Natalie Kostelni Reporter Philadelphia Business Journal
A California real estate company has paid $107.74 million, or $201 a square foot, for a pair of industrial buildings in South Jersey.
Watson Land Co. bought a 283,040-square-foot building at 100 Huff Lane, and a 252,750-square-foot building at 191 Harmony Road, enters South Jersey with the purchase and expands its East Coast presence. The company, which focuses on buying and developing industrial real estate, owns properties in the Lehigh Valley.
The sale of the Cubes at Huff Lane and the Cubes at Harmony Road in East Greenwich sets a new high water mark on a per-square-foot basis for traditional a warehouse in South Jersey, according to JLL.
The seller was CRG, the real estate development and investment arm of Chicago-based Clayco.
The transaction embodies all of the aspects of the industrial market these days, particularly in South Jersey.

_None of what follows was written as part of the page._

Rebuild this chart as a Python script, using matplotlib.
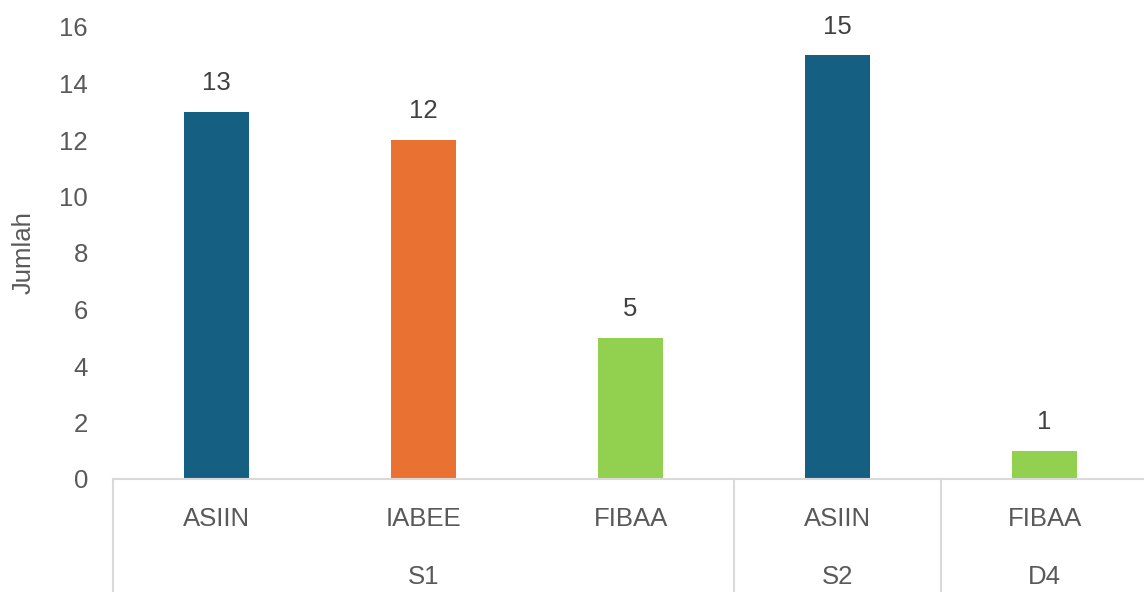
import matplotlib
matplotlib.use('Agg')
import matplotlib.pyplot as plt

# data
labels = ['ASIIN', 'IABEE', 'FIBAA', 'ASIIN', 'FIBAA']
values = [13, 12, 5, 15, 1]
groups = ['S1', 'S2', 'D4']
group_sizes = [3, 1, 1]

colors = {'ASIIN': '#156082', 'IABEE': '#E97132', 'FIBAA': '#92D050'}

plt.rcParams['font.family'] = ['Liberation Sans', 'DejaVu Sans']

W, H = 1144, 592
fig = plt.figure(figsize=(W / 100, H / 100), dpi=100)
# axes box in pixels: left 113, right 1148, y=0 at 479, y=16 at 27
ax = fig.add_axes([113 / W, (H - 479) / H, (1148 - 113) / W, (479 - 27) / H])

x = [i + 0.5 for i in range(len(values))]
ax.bar(x, values, width=0.31, color=[colors[l] for l in labels], zorder=2)

for xi, v in zip(x, values):
    ax.annotate(str(v), (xi, v), xytext=(0, 12), textcoords='offset points',
                ha='center', va='bottom', fontsize=18.5, color='#404040')

ax.set_xlim(0, len(values))
ax.set_ylim(0, 16)
ax.set_yticks(range(0, 17, 2))
ax.tick_params(axis='y', length=0, pad=18, labelsize=18.5, labelcolor='#595959')
ax.set_xticks([])
ax.set_ylabel('Jumlah', fontsize=18.5, color='#595959')
ax.yaxis.set_label_coords((36 - 113) / (1148 - 113), 0.5)

for s in ['top', 'right', 'left']:
    ax.spines[s].set_visible(False)
ax.spines['bottom'].set_color('#d9d9d9')
ax.spines['bottom'].set_linewidth(1.5)

# category labels + group labels below the axis
trans = ax.get_xaxis_transform()
axh = 479 - 27
for xi, l in zip(x, labels):
    ax.text(xi, -(519 - 479) / axh, l, transform=trans, ha='center', va='center',
            fontsize=18.5, color='#595959')

start = 0
bounds = [0]
for g, n in zip(groups, group_sizes):
    ax.text(start + n / 2, -(577 - 479) / axh, g, transform=trans, ha='center',
            va='center', fontsize=18.5, color='#595959')
    start += n
    bounds.append(start)

for b in bounds:
    ax.plot([b, b], [0, -(H - 479) / axh], transform=trans, color='#d9d9d9',
            lw=1.5, clip_on=False)

fig.savefig('out.png', dpi=100)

Banking on continued robust demand, CRG developed the two buildings in 2020 on speculation, or without any tenants lined up to fill the space. The location of the two buildings had all of the elements for success since it was adjacent to Interstate 295, a half mile from the New Jersey Turnpike and about 20 miles from Interstate 95.
The gamble CRG took paid off as have most of the speculative developments undertaken throughout the region. The real estate company landed long-term tenants for the buildings. Jaguar Land Rover North America, which is headquartered in Mahwah, New Jersey, leased the Huff Road building. Elogistics, a rapidly expanding Chinese-based third-party logistics provider, leased the Harmony Road property.
“When I first developed in Central New Jersey in 1999 at Exit 8A, I remember I was accused by my own company as being a renegade,” said Frank Petkunas, who is Northeast industrial leader for CRG and was then with a different company.